◆ Records shown:
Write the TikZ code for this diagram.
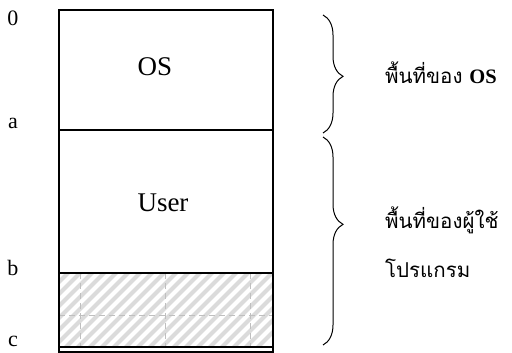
\documentclass[tikz,border=0pt]{standalone}
\usepackage{fontspec}
\setmainfont{Liberation Serif}
\newfontfamily\thaifont[Script=Thai]{Loma}
\usetikzlibrary{decorations.pathreplacing}
\begin{document}
\begin{tikzpicture}[x=1pt,y=-1pt,
  frame/.style={draw=black,line width=1.6pt},
  sep/.style={draw=black,line width=1.4pt},
  lbl/.style={font=\fontsize{22}{26}\selectfont,inner sep=0pt},
  boxtxt/.style={font=\fontsize{27}{32}\selectfont,inner sep=0pt},
  thai/.style={font=\thaifont\fontsize{20.5}{24}\selectfont,inner sep=0pt,anchor=west},
  brc/.style={draw=black,line width=1pt,decorate,decoration={brace,amplitude=20pt}},
  stripe/.style={draw=black!14,line width=4pt},
  gridl/.style={draw=black!25,line width=0.4pt,dash pattern=on 6pt off 4pt}]
\useasboundingbox (0,0) rectangle (512,353);
\fill[white] (0,0) rectangle (512,353);
% coordinates
\coordinate (tl) at (59,10);
\coordinate (br) at (273,352);
\coordinate (al) at (59,130);
\coordinate (ar) at (273,130);
\coordinate (bl) at (59,273);
\coordinate (bR) at (273,273);
\coordinate (cl) at (59,347);
\coordinate (cr) at (273,347);
% hatch
\begin{scope}
  \clip (bl) rectangle (cr);
  \foreach \i in {-120,-108,...,260}{
    \draw[stripe] (\i,353) -- ++(90,-90);
  }
  \foreach \gx in {80,165,250}{
    \draw[gridl] (\gx,273) -- (\gx,347);
  }
  \draw[gridl] (59,315) -- (273,315);
\end{scope}
% frame
\draw[frame] (tl) rectangle (br);
\draw[sep] (al) -- (ar);
\draw[sep] (bl) -- (bR);
\draw[line width=1.2pt] (cl) -- (cr);
% texts
\node[boxtxt] (os) at (155,67) {OS};
\node[boxtxt] (user) at (163,203) {User};
\node[lbl] (l0) at (13,18) {0};
\node[lbl] (la) at (13,123) {a};
\node[lbl] (lb) at (13,268) {b};
\node[lbl] (lc) at (13,341) {c};
% braces
\coordinate (b1t) at (323,15);
\coordinate (b1b) at (323,133);
\coordinate (b2t) at (323,137);
\coordinate (b2b) at (323,345);
\draw[brc,decoration={aspect=0.52}] (b1t) -- (b1b);
\draw[brc,decoration={aspect=0.42}] (b2t) -- (b2b);
\node[thai] (t1) at (385,73) {พื้นที่ของ {\rmfamily\bfseries OS}};
\node[thai] (t2) at (385,220) {พื้นที่ของผู้ใช้};
\node[thai] (t3) at (385,268) {โปรแกรม};
\end{tikzpicture}
\end{document}
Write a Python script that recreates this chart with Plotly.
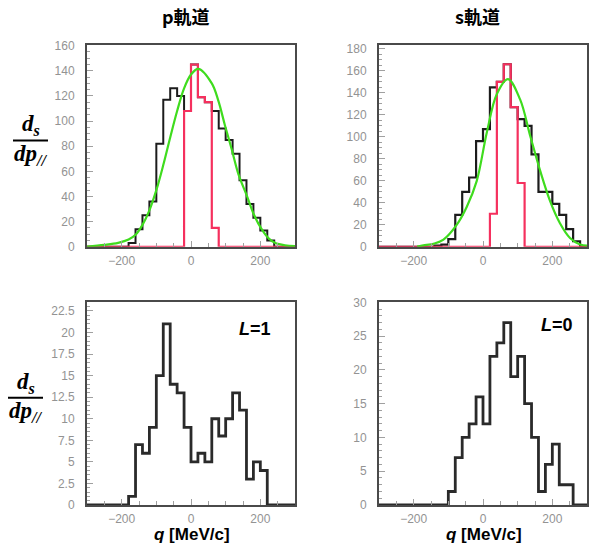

◆ Exercise:
Of the lines in the material above, state how many contain the string "Write"; give no other text.

◆ Completed task:
2